In “How Temperament Influences Support Given to Loved Ones With Eating Disorders,” Dr. Laura Hill, Assistant Clinical Professor, Department of Psychiatry, The Ohio State University and Voluntary Assistant Clinical Professor, Department of Psychiatry, University of California, San Diego explains what temperament is and its importance: “Temperament impacts the cost of one’s daily emotional expense.”
She goes on to say that “Temperament is the biological basis of our personality. It is created by one’s genes which set the framework for brain circuit development that evolves and functions over one’s life span. Temperament consists of one’s personality traits. Every person has traits. It’s the combination of those traits that creates our character over time. We don’t get to choose our traits. We inherit them.”
“Combinations of traits can make a person more prone toward successes and illnesses. No one is without traits. No person has a “perfect” set of traits. It is how each person trains and expresses their traits that makes their life more productive and fulfilling. Temperament is an underlying contributor to how we think, feel, and respond. Temperament is fundamental to who a person is. It influences when change can occur with less resistance.”

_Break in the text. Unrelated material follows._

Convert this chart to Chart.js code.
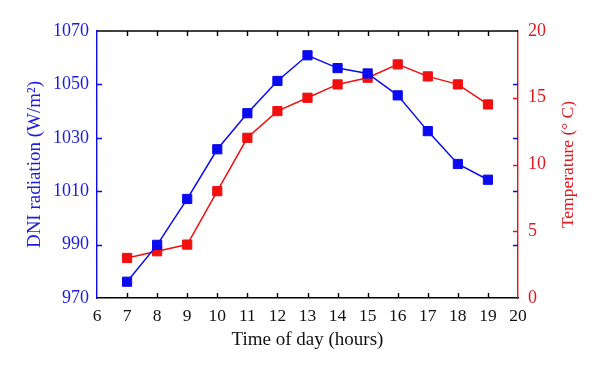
<!DOCTYPE html>
<html><head><meta charset="utf-8">
<script src="https://cdn.jsdelivr.net/npm/chart.js@4"></script>
<style>html,body{margin:0;padding:0;background:#fff;}</style>
</head><body>
<canvas id="c" width="600" height="373"></canvas>
<script>
const hours = [7, 8, 9, 10, 11, 12, 13, 14, 15, 16, 17, 18, 19];
const dniValues = [976.1, 989.9, 1007.1, 1025.7, 1039.2, 1051.3, 1060.9, 1056.1, 1054.1, 1045.9, 1032.5, 1020.2, 1014.3];
const temperatureValues = [3.0, 3.5, 4.0, 8.0, 12.0, 14.0, 15.0, 16.0, 16.5, 17.5, 16.6, 16.0, 14.5];
const hourTicks = [6, 7, 8, 9, 10, 11, 12, 13, 14, 15, 16, 17, 18, 19, 20];
const dniTicks = [970, 990, 1010, 1030, 1050, 1070];
const tempTicks = [0, 5, 10, 15, 20];

const BLUE = '#0a0af0';
const RED = '#f01010';
const BLUE_TXT = '#1c1ce0';
const RED_TXT = '#e01820';
const FONT = '"Liberation Serif", "DejaVu Serif", serif';

const tickPlugin = {
  id: 'inwardTicks',
  afterDatasetsDraw(chart) {
    const { ctx, chartArea: a, scales } = chart;
    const x = scales.x, y = scales.y, y1 = scales.y1;
    const L = 5;
    ctx.save();
    ctx.lineWidth = 1.4;
    ctx.strokeStyle = '#000';
    ctx.beginPath();
    ctx.moveTo(a.left, a.top); ctx.lineTo(a.right, a.top);
    ctx.stroke();
    ctx.beginPath();
    x.ticks.forEach(t => {
      if (t.value <= x.min || t.value >= x.max) return;
      const px = Math.round(x.getPixelForValue(t.value)) + 0.5;
      ctx.moveTo(px, a.bottom); ctx.lineTo(px, a.bottom - L);
      ctx.moveTo(px, a.top); ctx.lineTo(px, a.top + L);
    });
    ctx.stroke();
    ctx.strokeStyle = BLUE;
    ctx.beginPath();
    y.ticks.forEach(t => {
      if (t.value <= y.min || t.value >= y.max) return;
      const py = Math.round(y.getPixelForValue(t.value)) + 0.5;
      ctx.moveTo(a.left, py); ctx.lineTo(a.left + L, py);
      ctx.moveTo(a.right, py); ctx.lineTo(a.right - L, py);
    });
    ctx.stroke();
    ctx.strokeStyle = RED;
    ctx.beginPath();
    y1.ticks.forEach(t => {
      if (t.value <= y1.min || t.value >= y1.max) return;
      const py = Math.round(y1.getPixelForValue(t.value)) + 0.5;
      ctx.moveTo(a.right, py); ctx.lineTo(a.right - L, py);
    });
    ctx.stroke();
    ctx.restore();
  },
  afterDraw(chart) {
    const { ctx, chartArea: a } = chart;
    ctx.save();
    ctx.translate(568, (a.top + a.bottom) / 2);
    ctx.rotate(-Math.PI / 2);
    ctx.fillStyle = RED_TXT;
    ctx.font = '17.5px ' + FONT;
    ctx.textAlign = 'center';
    ctx.textBaseline = 'middle';
    ctx.fillText('Temperature (° C)', 0, 0);
    ctx.restore();
  }
};

const plain = v => String(v);

new Chart(document.getElementById('c'), {
  type: 'line',
  data: {
    datasets: [
      {
        label: 'DNI radiation',
        data: hours.map((h, i) => ({ x: h, y: dniValues[i] })),
        yAxisID: 'y',
        borderColor: BLUE,
        backgroundColor: BLUE,
        borderWidth: 1.5,
        pointStyle: 'rect',
        pointRadius: 6.5,
        pointBorderWidth: 1,
        pointBorderColor: BLUE,
        pointBackgroundColor: BLUE,
        tension: 0
      },
      {
        label: 'Temperature',
        data: hours.map((h, i) => ({ x: h, y: temperatureValues[i] })),
        yAxisID: 'y1',
        borderColor: RED,
        backgroundColor: RED,
        borderWidth: 1.5,
        pointStyle: 'rect',
        pointRadius: 6.5,
        pointBorderWidth: 1,
        pointBorderColor: RED,
        pointBackgroundColor: RED,
        tension: 0
      }
    ]
  },
  options: {
    responsive: false,
    devicePixelRatio: 1,
    animation: false,
    layout: { padding: { top: 31, left: 0, right: 0, bottom: 0 } },
    plugins: { legend: { display: false }, tooltip: { enabled: false } },
    scales: {
      x: {
        type: 'linear',
        min: hourTicks[0],
        max: hourTicks[hourTicks.length - 1],
        afterBuildTicks: s => { s.ticks = hourTicks.map(v => ({ value: v })); },
        afterFit: s => { s.height = 75; },
        grid: { display: true, drawOnChartArea: false, drawTicks: false },
        border: { display: true, color: '#000', width: 1.4 },
        ticks: { color: '#111', font: { family: FONT, size: 17.5 }, padding: 8, maxRotation: 0, autoSkip: false, callback: plain },
        title: { display: true, text: 'Time of day (hours)', color: '#111', font: { family: FONT, size: 19 }, padding: { top: 0, bottom: 22 } }
      },
      y: {
        type: 'linear',
        position: 'left',
        min: dniTicks[0],
        max: dniTicks[dniTicks.length - 1],
        afterBuildTicks: s => { s.ticks = dniTicks.map(v => ({ value: v })); },
        afterFit: s => { s.width = 97; },
        grid: { display: true, drawOnChartArea: false, drawTicks: false },
        border: { display: true, color: BLUE, width: 1.4 },
        ticks: { color: BLUE_TXT, font: { family: FONT, size: 18 }, padding: 8, callback: plain },
        title: { display: true, text: 'DNI radiation (W/m²)', color: BLUE_TXT, font: { family: FONT, size: 19 }, padding: { top: 24, bottom: 0 } }
      },
      y1: {
        type: 'linear',
        position: 'right',
        min: tempTicks[0],
        max: tempTicks[tempTicks.length - 1],
        afterBuildTicks: s => { s.ticks = tempTicks.map(v => ({ value: v })); },
        afterFit: s => { s.width = 82; },
        grid: { display: true, drawOnChartArea: false, drawTicks: false },
        border: { display: true, color: RED, width: 1.4 },
        ticks: { color: RED_TXT, font: { family: FONT, size: 18 }, padding: 10, callback: plain },
        title: { display: false }
      }
    }
  },
  plugins: [tickPlugin]
});
</script>
</body></html>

The above paragraph is highly relevant to recovering from an eating disorder. Traits may be inherited, but they can be modified throughout life. Maybe you got a gene for creativity but your parents saw anything out of the ordinary as a threat to their ordered life and expectations for you, so you repress and suppress your creative desires—and are so frustrated that you eat and eat and eat. You could, as an adult, recognize that being creative is part of your temperament and honor your good fortune.
Or you could be on the timid side and not have many friends because you’re afraid to reach out to people. Timidity need not be a permanent state. You could learn to push yourself a bit to make friends so you don’t feel so lonely and end up eating to comfort yourself. Consider your temperament and what you can change about it in order to make progress not only with eating but to forge a better life for yourself.